Name: John Charles Blevins
Rank/Branch: O3/United States Air Force
Unit: 357th TFS
Date of Birth: 07 March 1939
Home City of Record: San Antonio TX
Date of Loss: 09 September 1966
Country of Loss: North Vietnam
Loss Coordinates: 21300N 1064200E
Status (in 1973): Returnee
Aircraft/Vehicle/Ground: F105D, #4275
Missions: 85
Incident No: 0451
Other Personnel in Incident: none

Source: Compiled by P.O.W. NETWORK March 1997 from one or more of the
following: raw data from U.S. Government agency sources, correspondence with
POW/MIA families, published sources, interviews.


SOURCE: WE CAME HOME  copyright 1977
Captain and Mrs. Frederic A Wyatt (USNR Ret), Barbara Powers Wyatt, Editor
P.O.W. Publications, 10250 Moorpark St., Toluca Lake, CA 91602
Text is reproduced as found in the original publication (including date and
spelling errors).
UPDATE - 09/95 by the P.O.W. NETWORK, Skidmore, MO

Major - United States Air Force
Shot Down: September 9, 1966
Released: March 4, 1973
"Freedom is a very dear subject to my heart," said Major John Blevins at a
meeting honoring him. He  defined freedom as "being free to read, write,
question, 'do your own thing,' seek happiness, and the right to believe or
not to believe. With freedom goes the responsibility to respect other
people's freedom."

When he was shot down six and one half years ago, he had a broken leg but he
was given no aid. Instead, he was given a roommate immediately. He says he
owes a debt greater than he could repay in a lifetime for the care given him
by his roommate. Later a third man was added to their 12 x 12 foot room.
There was little ventilation and no temperature control. It was a "hotbox"
in the summer and around 35 degrees in the winter. The men were not allowed
to work but were penned up 24 hours a day.

The men were able to endure each others' company in these cramped quarters
through "ideas and faith" which brought them together. Faith in God was the
source of great strength to Major Blevins. He said that his captors knew the
great strength which faith gave to the prisoners. "They feared what God can
do." Although he and others requested a Bible, the request was denied, as
were religious services until the last year or so, except Christmas.

Anti-war protestors, in conjunction with the North Vietnamese, contributed
to the agony of the prisoners of war. The prisoners were tortured by the
North Vietnamese whenever anti-war protestors visited the camps, in an
attempt to make the prisoners agree to see them.

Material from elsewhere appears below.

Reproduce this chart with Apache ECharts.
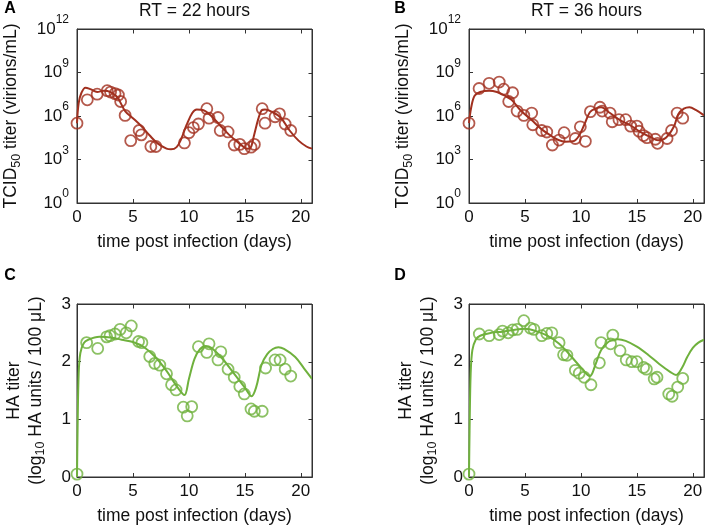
<!DOCTYPE html>
<html><head><meta charset="utf-8">
<script src="https://cdn.jsdelivr.net/npm/echarts@6/dist/echarts.min.js"></script>
<style>html,body{margin:0;padding:0;background:#fff}#c{width:708px;height:528px}</style>
</head><body><div id="c"></div><script>
// ---- Panel A: RT = 22 hours, TCID50 titer (virions/mL) ----
const daysA  = [0, 0.92, 1.8, 2.7, 3.0, 3.4, 3.7, 3.9, 4.3, 4.8, 5.55, 5.75, 6.6, 7.05, 9.6, 10.0, 10.4, 10.85, 11.6, 11.8, 12.6, 12.8, 13.5, 14.05, 14.55, 14.95, 15.55, 15.85, 16.55, 16.8, 17.7, 18.1, 18.6, 19.1];
const titerA = [3.2e5, 1.3e7, 3.2e7, 5.6e7, 4.5e7, 3.5e7, 2.8e7, 1.0e7, 1.1e6, 2.0e4, 1.0e5, 5.0e4, 7.9e3, 7.9e3, 1.4e4, 7.1e4, 1.6e5, 2.8e5, 3.2e6, 7.1e5, 7.9e5, 1.0e5, 8.0e4, 1.0e4, 1.1e4, 5.6e3, 7.1e3, 1.1e4, 3.2e6, 3.2e5, 8.9e5, 1.4e6, 2.8e5, 1.0e5];
const fitDaysA = [0, 0.15, 0.4, 0.75, 1.2, 1.8, 2.4, 3.0, 3.6, 4.3, 5.0, 5.75, 6.5, 7.2, 8.0, 8.4, 8.9, 9.3, 9.8, 10.3, 10.7, 11.3, 12.0, 12.8, 13.6, 14.5, 15.2, 15.5, 15.8, 16.2, 16.5, 16.8, 17.5, 18.2, 19.0, 19.8, 20.5, 21];
const fitA = [3.2e5, 7.9e6, 4.0e7, 8.9e7, 7.1e7, 4.5e7, 5.6e7, 4.5e7, 2.0e7, 2.2e6, 7.1e5, 2.0e5, 4.5e4, 1.3e4, 5.6e3, 5.0e3, 7.1e3, 2.5e4, 2.5e5, 1.6e6, 2.8e6, 2.5e6, 1.0e6, 2.2e5, 5.0e4, 1.3e4, 5.6e3, 6.3e3, 4.0e4, 6.3e5, 2.5e6, 2.8e6, 1.8e6, 7.9e5, 1.0e5, 2.0e4, 7.9e3, 5.6e3];

// ---- Panel B: RT = 36 hours ----
const daysB  = [0, 0.9, 1.8, 2.7, 3.1, 3.55, 3.9, 4.3, 4.9, 5.6, 5.7, 6.5, 6.95, 7.45, 8.05, 8.5, 9.5, 9.95, 10.4, 10.85, 11.7, 11.9, 12.6, 12.8, 13.4, 14.0, 14.45, 15.0, 15.2, 15.6, 15.9, 16.65, 16.85, 17.7, 18.1, 18.6, 19.1];
const titerB = [3.2e5, 7.9e7, 1.8e8, 2.2e8, 7.1e7, 1.0e7, 4.0e7, 2.2e6, 1.1e6, 1.6e6, 2.5e5, 1.0e5, 7.9e4, 1.0e4, 2.2e4, 7.1e4, 2.8e4, 1.8e5, 1.8e4, 2.0e6, 4.0e6, 2.2e6, 1.6e6, 4.0e5, 5.6e5, 5.6e5, 2.0e5, 2.0e5, 8.9e4, 4.5e4, 3.2e4, 2.5e4, 1.3e4, 2.8e4, 1.0e5, 1.6e6, 7.1e5];
const fitDaysB = [0, 0.2, 0.5, 1.0, 1.8, 2.5, 3.2, 3.8, 4.6, 5.6, 6.5, 7.3, 8.0, 8.6, 9.3, 9.8, 10.3, 10.8, 11.3, 11.8, 12.6, 13.5, 14.4, 15.3, 16.2, 16.9, 17.6, 18.3, 18.7, 19.2, 19.7, 20.3, 21];
const fitB = [3.2e5, 4.0e6, 2.5e7, 4.5e7, 5.6e7, 4.5e7, 2.5e7, 1.3e7, 2.5e6, 5.2e5, 1.2e5, 4.5e4, 2.2e4, 1.7e4, 1.8e4, 4.0e4, 2.5e5, 1.8e6, 3.2e6, 4.0e6, 1.6e6, 5.2e5, 2.3e5, 8.1e4, 3.6e4, 2.1e4, 3.2e4, 1.8e5, 1.3e6, 3.2e6, 4.0e6, 2.5e6, 1.1e6];

// ---- Panel C: HA titer, RT = 22 hours ----
const daysC = [0, 0.86, 1.85, 2.65, 2.95, 3.4, 3.85, 4.4, 4.85, 5.5, 5.8, 6.5, 6.95, 7.4, 8.0, 8.45, 8.85, 9.5, 9.85, 10.25, 10.85, 11.6, 11.8, 12.6, 12.85, 13.5, 14.05, 14.55, 14.95, 15.55, 15.85, 16.55, 16.85, 17.7, 18.15, 18.6, 19.1];
const haC   = [0.05, 2.33, 2.23, 2.43, 2.45, 2.48, 2.56, 2.5, 2.62, 2.35, 2.33, 2.09, 1.97, 1.94, 1.79, 1.6, 1.51, 1.21, 1.06, 1.22, 2.26, 2.16, 2.31, 2.03, 2.17, 1.87, 1.73, 1.57, 1.44, 1.18, 1.14, 1.14, 1.89, 2.03, 2.03, 1.87, 1.75];
const fitDaysC = [0, 0.05, 0.15, 0.3, 0.6, 1.0, 2.0, 3.0, 4.0, 5.0, 6.0, 7.0, 8.0, 9.0, 9.6, 10.0, 10.5, 11.0, 11.5, 12.0, 13.0, 14.0, 15.0, 15.6, 16.0, 16.5, 17.0, 17.5, 18.0, 18.5, 19.5, 20.3, 21];
const fitC = [0, 0.8, 1.8, 2.15, 2.32, 2.38, 2.43, 2.42, 2.38, 2.34, 2.25, 2.08, 1.84, 1.55, 1.42, 1.7, 2.05, 2.22, 2.27, 2.24, 2.05, 1.8, 1.55, 1.4, 1.55, 1.95, 2.13, 2.22, 2.25, 2.22, 2.08, 1.88, 1.7];

// ---- Panel D: HA titer, RT = 36 hours ----
const daysD = [0, 0.92, 1.8, 2.7, 3.0, 3.5, 3.9, 4.3, 4.9, 5.5, 5.8, 6.5, 6.95, 7.4, 8.05, 8.45, 8.75, 9.5, 9.85, 10.3, 10.9, 11.65, 11.8, 12.65, 12.85, 13.5, 14.05, 14.55, 15.0, 15.6, 15.85, 16.55, 16.8, 17.85, 18.15, 18.65, 19.1];
const haD   = [0.05, 2.48, 2.45, 2.47, 2.53, 2.5, 2.55, 2.56, 2.71, 2.58, 2.56, 2.45, 2.49, 2.5, 2.33, 2.12, 2.11, 1.85, 1.8, 1.73, 1.6, 1.98, 2.33, 2.31, 2.46, 2.19, 2.03, 2.0, 2.0, 1.9, 1.87, 1.7, 1.73, 1.44, 1.4, 1.56, 1.71];
const fitDaysD = [0, 0.05, 0.15, 0.3, 0.6, 1.0, 2.0, 3.0, 4.0, 5.0, 6.0, 7.0, 8.0, 9.0, 10.0, 10.8, 11.3, 11.8, 12.5, 13.3, 14.0, 15.0, 16.0, 17.0, 18.0, 18.5, 19.0, 19.5, 20.0, 20.5, 21];
const fitD = [0, 0.8, 1.8, 2.2, 2.38, 2.45, 2.5, 2.52, 2.55, 2.57, 2.53, 2.45, 2.32, 2.12, 1.9, 1.75, 1.95, 2.2, 2.35, 2.39, 2.36, 2.26, 2.12, 1.96, 1.82, 1.77, 1.88, 2.08, 2.24, 2.33, 2.38];

// ---- axis ticks / labels ----
const xTicks = {min: 0, max: 21, interval: 5};
const logTicks = {min: 1, max: 1e12, interval: 3};
const haTicks = {min: 0, max: 3, interval: 1};
const xTickValues = [0, 5, 10, 15, 20];
const logTickValues = [1, 1e3, 1e6, 1e9, 1e12];
const haTickValues = [0, 1, 2, 3];
const titles = ['RT = 22 hours', 'RT = 36 hours'];
const panelLetters = ['A', 'B', 'C', 'D'];
const xName = 'time post infection (days)';

const RED = '#a1301f', GREEN = '#6fb13d';
const FONT = '"Liberation Sans", Arial, Helvetica, sans-serif';
const TXT = '#111';
const AX = '#333';

const zip = (a, b) => a.map((v, i) => [v, b[i]]);

const gridBoxes = [
  {left: 77, top: 29, width: 235, height: 174},
  {left: 469, top: 29, width: 235, height: 174},
  {left: 77, top: 304, width: 235, height: 173},
  {left: 469, top: 304, width: 235, height: 173}
];
const grids = gridBoxes.map(g => Object.assign({containLabel: false, outerBoundsMode: 'none',
  show: true, borderColor: AX, borderWidth: 1, backgroundColor: 'transparent'}, g));

const tickStyle = () => ({show: true, inside: true, length: 4, lineStyle: {color: AX}});
const axLine = () => ({show: true, onZero: false, lineStyle: {color: AX, width: 1}});

function xAxisBottom(gi) {
  return Object.assign({
    type: 'value', gridIndex: gi, position: 'bottom',
    axisLine: axLine(), axisTick: tickStyle(),
    axisLabel: {showMaxLabel: false, margin: 6, fontSize: 17, color: TXT, fontFamily: FONT},
    splitLine: {show: false},
    name: xName, nameLocation: 'middle', nameGap: 30,
    nameTextStyle: {fontSize: 17.5, color: TXT, fontFamily: FONT}
  }, xTicks);
}
const supRich = {
  b: {fontSize: 17, lineHeight: 30, color: TXT, fontFamily: FONT},
  s: {fontSize: 12, lineHeight: 12, verticalAlign: 'top', color: TXT, fontFamily: FONT}
};
const subRich = {
  sub: {fontSize: 12.5, lineHeight: 12, verticalAlign: 'bottom', color: TXT, fontFamily: FONT}
};
function yAxisLog(gi) {
  return Object.assign({
    type: 'log', logBase: 10, gridIndex: gi, position: 'left',
    axisLine: axLine(), axisTick: tickStyle(),
    axisLabel: {margin: 8, color: TXT, fontFamily: FONT,
      formatter: v => '{b|10}{s|' + Math.round(Math.log10(v)) + '}', rich: supRich},
    splitLine: {show: false},
    name: 'TCID{sub|50} titer (virions/mL)', nameLocation: 'middle', nameRotate: 90, nameGap: 54,
    nameTextStyle: {fontSize: 17.5, lineHeight: 23, color: TXT, fontFamily: FONT, rich: subRich}
  }, logTicks);
}
function yAxisHA(gi) {
  return Object.assign({
    type: 'value', gridIndex: gi, position: 'left',
    axisLine: axLine(), axisTick: tickStyle(),
    axisLabel: {margin: 6, fontSize: 17, color: TXT, fontFamily: FONT},
    splitLine: {show: false},
    name: 'HA titer\n(log{sub|10} HA units / 100 μL)', nameLocation: 'middle', nameRotate: 90, nameGap: 30,
    nameTextStyle: {fontSize: 17.5, lineHeight: 22, color: TXT, fontFamily: FONT, rich: subRich}
  }, haTicks);
}

function scatter(gi, xs, ys, color) {
  return {type: 'scatter', xAxisIndex: gi, yAxisIndex: gi, data: zip(xs, ys),
    symbol: 'circle', symbolSize: 11,
    itemStyle: {color: 'rgba(0,0,0,0)', borderColor: color, borderWidth: 1.8}};
}
function fit(gi, xs, ys, color) {
  return {type: 'line', xAxisIndex: gi, yAxisIndex: gi, data: zip(xs, ys),
    showSymbol: false, smooth: 0.35,
    lineStyle: {color: color, width: 2}};
}

const option = {
  animation: false,
  backgroundColor: '#fff',
  grid: grids,
  xAxis: [xAxisBottom(0), xAxisBottom(1), xAxisBottom(2), xAxisBottom(3)],
  yAxis: [yAxisLog(0), yAxisLog(1), yAxisHA(2), yAxisHA(3)],
  series: [
    fit(0, fitDaysA, fitA, RED), scatter(0, daysA, titerA, RED),
    fit(1, fitDaysB, fitB, RED), scatter(1, daysB, titerB, RED),
    fit(2, fitDaysC, fitC, GREEN), scatter(2, daysC, haC, GREEN),
    fit(3, fitDaysD, fitD, GREEN), scatter(3, daysD, haD, GREEN)
  ]
};

const chart = echarts.init(document.getElementById('c'), null, {renderer: 'canvas'});
chart.setOption(option);

// Titles, panel letters, and the box frame with inward ticks on the top/right sides (own canvas layer)
const graphics = [];
titles.forEach((t, i) => {
  const g = gridBoxes[i];
  graphics.push({type: 'text', x: g.left + g.width / 2, y: 11,
    style: {text: t, align: 'center', verticalAlign: 'middle', fontSize: 17.5, fontFamily: FONT, fill: TXT}});
});
panelLetters.forEach((l, i) => {
  graphics.push({type: 'text', x: i % 2 === 0 ? 10 : 400, y: i < 2 ? 9 : 276,
    style: {text: l, align: 'center', verticalAlign: 'middle', fontSize: 16, fontWeight: 'bold', fontFamily: FONT, fill: '#000'}});
});
const crisp = v => Math.round(v) + 0.5;
const frameLine = (x1, y1, x2, y2) => ({type: 'line', silent: true, zlevel: 1, z: 10,
  shape: {x1: x1, y1: y1, x2: x2, y2: y2}, style: {stroke: AX, lineWidth: 1}});
gridBoxes.forEach((g, gi) => {
  const top = crisp(g.top), right = crisp(g.left + g.width);
  graphics.push(frameLine(crisp(g.left), top, right, top));
  graphics.push(frameLine(right, top, right, crisp(g.top + g.height)));
  xTickValues.forEach(v => {
    const px = crisp(chart.convertToPixel({xAxisIndex: gi}, v));
    if (isFinite(px)) graphics.push(frameLine(px, top, px, top + 4));
  });
  (gi < 2 ? logTickValues : haTickValues).forEach(v => {
    const py = crisp(chart.convertToPixel({yAxisIndex: gi}, v));
    if (isFinite(py)) graphics.push(frameLine(right - 4, py, right, py));
  });
});
chart.setOption({graphic: graphics});
</script></body></html>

Major Blevins describes Country as "It is more than cities, mountains, and
rivers. People make the country and I have met none finer than here in the
United States and my fellow prisoners of war."

He was elated at his welcome home and leaves this message to his countrymen:
"Guard your freedom with your lives. Without freedom, life is but a poor

John Blevins retired from the United States Air Force as a Lt. Colonel. He
and his wife Judy reside in Texas.

John and Judy lost their son Jeff, March 11,  2011. Jeff Blevins was 47.